Independent Electronic Trading Platform Meets Customer Demand for Trading in Largest, Most Liquid Market in the World
Accretive to EPS within the First 12 Months, Excluding Transaction-Related Costs
NEW YORK, July 1, 2013 (GLOBE NEWSWIRE) -- The NASDAQ OMX Group, Inc. (Nasdaq:NDAQ) today announced the completion of its acquisition of the eSpeed platform, which operates a fully executable central limit order book for electronic trading in benchmark U.S. Treasuries, one of the largest and most liquid cash markets in the world. The eSpeed platform will be integrated into the NASDAQ OMX Transaction Services business to better serve dealers in the over-the-counter market and meet the growing demand for diverse instruments on an independent market. U.S. Treasury data products will be integrated into NASDAQ OMX Global Information Services, further enhancing NASDAQ OMX's rich data product offering."We are beginning to see a fundamental shift in underlying drivers of the U.S. Treasury market and we feel the addition of eSpeed to NASDAQ OMX's portfolio will provide our combined customer base with a significantly expanded opportunity set," said Bob Greifeld, Chief Executive Officer of NASDAQ OMX. "As the liquidity dynamics in the U.S. Treasury market evolve through the government's tapering of the quantitative easing program, our customers will be well-positioned to assess their strategic investments across fixed income, equities and derivatives globally." NASDAQ OMX announced its intent to acquire the eSpeed platform on April 1, 2013 to enter benchmark U.S. Treasuries, one of the largest markets in the world with over $500 billion in daily trading volume.

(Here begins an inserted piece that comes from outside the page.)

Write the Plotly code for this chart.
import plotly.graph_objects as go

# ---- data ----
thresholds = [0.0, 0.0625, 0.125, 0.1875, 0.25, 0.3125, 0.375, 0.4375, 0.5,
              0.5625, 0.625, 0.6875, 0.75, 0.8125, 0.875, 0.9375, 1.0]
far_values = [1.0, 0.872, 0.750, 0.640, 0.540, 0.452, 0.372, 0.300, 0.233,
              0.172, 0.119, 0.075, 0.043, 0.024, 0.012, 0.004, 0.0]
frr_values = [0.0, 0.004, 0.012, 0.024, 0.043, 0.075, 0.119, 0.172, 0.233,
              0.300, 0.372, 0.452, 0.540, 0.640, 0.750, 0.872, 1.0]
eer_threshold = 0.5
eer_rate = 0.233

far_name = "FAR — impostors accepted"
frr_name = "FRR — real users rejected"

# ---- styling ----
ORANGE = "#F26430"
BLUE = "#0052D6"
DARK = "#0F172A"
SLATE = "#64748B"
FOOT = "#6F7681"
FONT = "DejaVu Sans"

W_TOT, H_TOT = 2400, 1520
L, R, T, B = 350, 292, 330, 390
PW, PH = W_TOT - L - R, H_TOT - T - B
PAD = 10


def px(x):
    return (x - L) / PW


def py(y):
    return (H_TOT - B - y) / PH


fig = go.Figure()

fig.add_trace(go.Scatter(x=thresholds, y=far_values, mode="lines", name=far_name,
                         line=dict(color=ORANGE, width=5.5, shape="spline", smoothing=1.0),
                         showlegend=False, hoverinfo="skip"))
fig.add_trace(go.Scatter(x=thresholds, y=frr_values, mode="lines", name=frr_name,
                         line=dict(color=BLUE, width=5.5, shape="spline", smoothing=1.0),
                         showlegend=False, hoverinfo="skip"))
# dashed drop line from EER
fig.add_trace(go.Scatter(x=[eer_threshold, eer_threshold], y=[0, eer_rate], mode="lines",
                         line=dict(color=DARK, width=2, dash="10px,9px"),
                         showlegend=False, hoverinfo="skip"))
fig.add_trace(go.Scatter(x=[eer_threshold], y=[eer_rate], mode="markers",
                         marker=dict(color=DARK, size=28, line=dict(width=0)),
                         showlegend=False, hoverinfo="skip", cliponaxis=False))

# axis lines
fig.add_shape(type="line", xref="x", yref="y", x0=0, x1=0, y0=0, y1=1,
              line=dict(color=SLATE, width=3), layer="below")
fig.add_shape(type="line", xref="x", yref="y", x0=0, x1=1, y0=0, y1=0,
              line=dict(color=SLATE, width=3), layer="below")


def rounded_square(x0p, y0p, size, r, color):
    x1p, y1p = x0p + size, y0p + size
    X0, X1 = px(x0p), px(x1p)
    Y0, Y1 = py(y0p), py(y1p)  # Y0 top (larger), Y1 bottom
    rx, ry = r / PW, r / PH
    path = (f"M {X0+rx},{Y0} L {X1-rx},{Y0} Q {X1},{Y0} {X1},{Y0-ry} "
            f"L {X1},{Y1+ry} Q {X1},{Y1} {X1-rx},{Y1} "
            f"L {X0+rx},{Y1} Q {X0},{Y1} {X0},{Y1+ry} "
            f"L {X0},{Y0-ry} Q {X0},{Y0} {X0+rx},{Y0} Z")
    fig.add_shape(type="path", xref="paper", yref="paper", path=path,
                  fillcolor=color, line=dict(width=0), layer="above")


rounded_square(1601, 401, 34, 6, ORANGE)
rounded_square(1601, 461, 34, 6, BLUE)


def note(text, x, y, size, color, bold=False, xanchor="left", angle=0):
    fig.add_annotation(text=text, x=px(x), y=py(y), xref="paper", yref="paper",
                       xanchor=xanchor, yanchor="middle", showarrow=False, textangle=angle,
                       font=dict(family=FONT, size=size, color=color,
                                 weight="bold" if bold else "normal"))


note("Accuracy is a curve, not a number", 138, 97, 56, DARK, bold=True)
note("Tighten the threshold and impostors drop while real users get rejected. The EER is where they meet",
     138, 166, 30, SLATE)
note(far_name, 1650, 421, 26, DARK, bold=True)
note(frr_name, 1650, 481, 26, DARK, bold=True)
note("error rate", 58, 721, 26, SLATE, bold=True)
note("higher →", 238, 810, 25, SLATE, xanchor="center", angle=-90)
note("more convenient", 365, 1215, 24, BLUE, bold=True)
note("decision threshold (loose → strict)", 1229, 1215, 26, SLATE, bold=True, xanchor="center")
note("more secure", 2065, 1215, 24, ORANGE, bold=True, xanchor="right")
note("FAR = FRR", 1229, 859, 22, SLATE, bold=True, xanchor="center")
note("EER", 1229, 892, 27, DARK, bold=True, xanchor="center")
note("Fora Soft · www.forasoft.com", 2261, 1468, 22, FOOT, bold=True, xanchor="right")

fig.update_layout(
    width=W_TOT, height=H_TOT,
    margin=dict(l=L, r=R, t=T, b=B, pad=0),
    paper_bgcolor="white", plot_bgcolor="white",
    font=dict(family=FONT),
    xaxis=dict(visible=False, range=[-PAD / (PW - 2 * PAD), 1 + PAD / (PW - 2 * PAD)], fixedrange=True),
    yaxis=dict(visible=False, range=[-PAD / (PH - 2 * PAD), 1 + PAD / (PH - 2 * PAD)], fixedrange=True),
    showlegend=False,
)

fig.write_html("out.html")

The addition of the eSpeed platform provides NASDAQ OMX clients an opportunity to navigate the benchmark U.S. Treasuries market with services for the full life-cycle of global fixed income trading. eSpeed is well positioned, through the independent ownership of NASDAQ OMX, to benefit from the normalization of the U.S. bond market and the core drivers of volumes like stability in the issuance of new Treasuries, continued electronification of the U.S. Treasury market, resolution of fiscal uncertainty and changes in government intervention through quantitative easing.